A vision for Parrot

holger krekel pyth at devel.trillke.net
Wed Nov 6 14:04:55 EST 2002


Robin Becker wrote:
> In message <20021106184401.X30315 at prim.han.de>, holger krekel
> <pyth at devel.trillke.net> writes
> .....
> >I am not sure i understand this.  Why does python need to enter
> >restricted mode?  
> >
> >And doesn't PSYCO also do JIT-alike compiling?  That's at least how
> >i understood Armin.  As he also suggests to rewrite the python-core
> >in python to make it faster (with psyco) maybe this could help
> >with an c#-interpreter?  
> >
> >wildly-guessing'ly yours,
> >
> >    holger
> >
> I think that python allows any reference to change type dynamically.

There are some restrictions especially with new-style classes. 
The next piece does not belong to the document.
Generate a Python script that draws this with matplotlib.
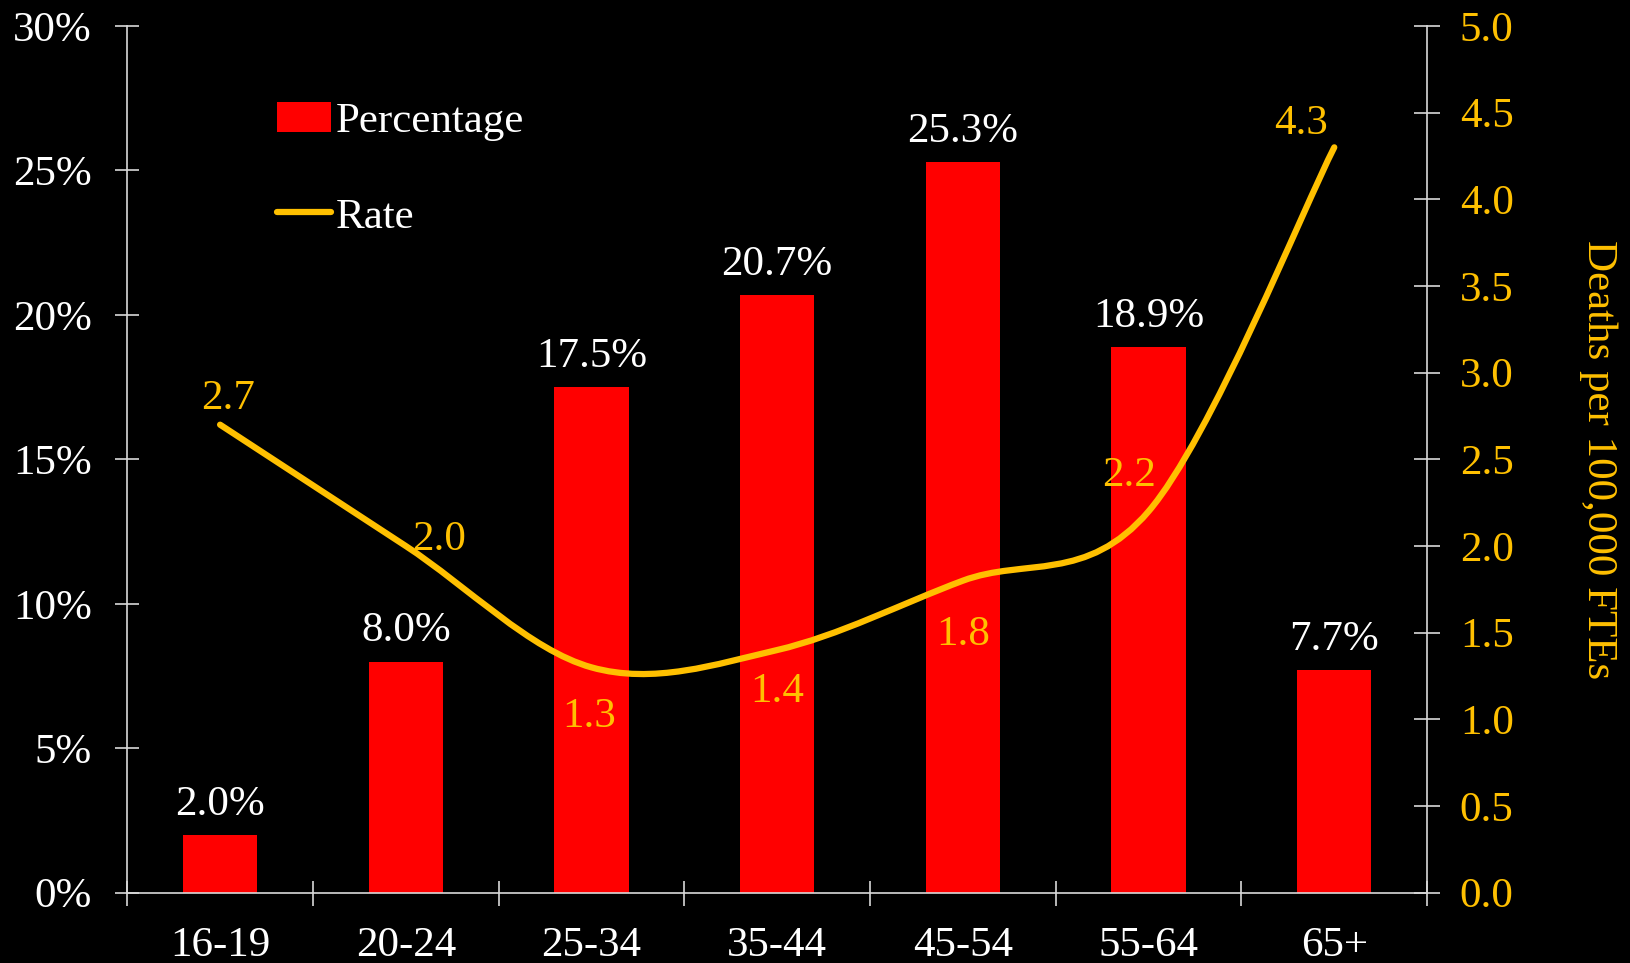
import numpy as np
import matplotlib.pyplot as plt
from matplotlib.path import Path
from matplotlib.patches import PathPatch, Patch
from matplotlib.lines import Line2D

age_groups = ["16-19", "20-24", "25-34", "35-44", "45-54", "55-64", "65+"]
percentage = [2.0, 8.0, 17.5, 20.7, 25.3, 18.9, 7.7]
rate = [2.7, 2.0, 1.3, 1.4, 1.8, 2.2, 4.3]

plt.rcParams['font.family'] = ['Liberation Serif', 'DejaVu Serif']
FS = 31
GOLD = "#FFC000"
AXIS_C = "#D9D9D9"

fig = plt.figure(figsize=(16.31, 9.63), dpi=100, facecolor="black")
ax = fig.add_axes([0.078, 0.073, 0.797, 0.900])
ax.set_facecolor("black")
ax2 = ax.twinx()

x = np.arange(len(age_groups))

# bars (left axis)
ax.bar(x, percentage, width=0.4, color="#FF0000", zorder=2)
for xi, v in zip(x, percentage):
    ax.annotate(f"{v:.1f}%", (xi, v), xytext=(0, 8), textcoords="offset points",
                ha="center", va="bottom", color="white", fontsize=FS)

ax.set_xlim(-0.5, len(age_groups) - 0.5)
ax.set_ylim(0, 30)
ax.set_yticks(np.arange(0, 31, 5))
ax.set_yticklabels([f"{t}%" for t in range(0, 31, 5)])
ax.set_xticks(np.arange(-0.5, len(age_groups), 1.0))
ax.set_xticklabels([])
ax.set_xticks(x, minor=True)
ax.set_xticklabels(age_groups, minor=True)
ax.tick_params(axis="x", which="major", direction="inout", length=18, color=AXIS_C, width=1.2)
ax.tick_params(axis="x", which="minor", length=0, pad=24, labelcolor="white", labelsize=FS)
ax.tick_params(axis="y", direction="inout", length=17, color=AXIS_C, width=1.2,
               labelcolor="white", labelsize=FS, pad=17)
for s in ["top", "right"]:
    ax.spines[s].set_visible(False)
for s in ["left", "bottom"]:
    ax.spines[s].set_color(AXIS_C)
    ax.spines[s].set_linewidth(1.2)

# smoothed rate line (right axis), cubic Bezier segments through the points
pts = np.column_stack([x, rate]).astype(float)
verts = [pts[0]]
codes = [Path.MOVETO]
n = len(pts)
for i in range(n - 1):
    p0 = pts[max(i - 1, 0)]
    p1 = pts[i]
    p2 = pts[i + 1]
    p3 = pts[min(i + 2, n - 1)]
    c1 = p1 + (p2 - p0) / 6.0
    c2 = p2 - (p3 - p1) / 6.0
    verts += [c1, c2, p2]
    codes += [Path.CURVE4] * 3
ax2.add_patch(PathPatch(Path(verts, codes), facecolor="none", edgecolor=GOLD,
                        lw=4.5, capstyle="round", zorder=3))

rate_offsets = [(6, 5), (24, -9), (-2, -22), (0, -16), (0, -25), (-14, 12), (-24, 3)]
rate_va = ["bottom", "bottom", "top", "top", "top", "bottom", "bottom"]
for xi, v, off, va in zip(x, rate, rate_offsets, rate_va):
    ax2.annotate(f"{v:.1f}", (xi, v), xytext=off, textcoords="offset points",
                 ha="center", va=va, color=GOLD, fontsize=FS)

ax2.set_ylim(0, 5)
ax2.set_yticks(np.arange(0, 5.01, 0.5))
ax2.set_yticklabels([f"{t:.1f}" for t in np.arange(0, 5.01, 0.5)])
ax2.tick_params(axis="y", direction="inout", length=19, color=AXIS_C, width=1.2,
                labelcolor=GOLD, labelsize=FS, pad=14)
ax2.set_ylabel("Deaths per 100,000 FTEs", color=GOLD, fontsize=FS,
               rotation=270, labelpad=75)
for s in ["top", "left", "bottom"]:
    ax2.spines[s].set_visible(False)
ax2.spines["right"].set_color(AXIS_C)
ax2.spines["right"].set_linewidth(1.2)

handles = [Patch(facecolor="#FF0000", edgecolor="none"),
           Line2D([0], [0], color=GOLD, lw=4.5, solid_capstyle="round")]
leg = ax.legend(handles, ["Percentage", "Rate"], loc="upper left",
                bbox_to_anchor=(0.115, 0.912), frameon=False, fontsize=FS,
                handlelength=1.25, handletextpad=0.12, labelspacing=1.3,
                borderpad=0, borderaxespad=0)
for t in leg.get_texts():
    t.set_color("white")

fig.savefig("out.png", dpi=100, facecolor="black")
> I don't think C# allows this, but am no expert. The implication is that
> C# can be very much more agressive in its JIT compilation.

PSYCO is - in effect - extremly aggressive about optimization.  It works
with the actual runtime types and defers compilation until type
information is available (when the execution path hits it). It allows
for multiple optimized code sets for one place.  Depending on the
actually arriving types one code-fragment of the code set is choosen.
PSYCO emits machine code.  

You might like to take a look at

    http://psyco.sourceforge.net

if you didn't already.  

> When it sees
> x*y for x and y known ints it can compile an integer multiply. Python
> only sees x*y and without the type information it is forced to do type
> lookup at run time.

Psyco will optimize this in common cases to a single machine
code instruction.  Furthermore it might completly sum up compuations
with constants.  But Psyco doesn't have any specializing optimizer. 
This is all a result of how PSYCO works.  

The more of the interpreter is written in python the more it 
can optimize.  That's because it can't really do much
about compiled machine code (C-extensions, C-core).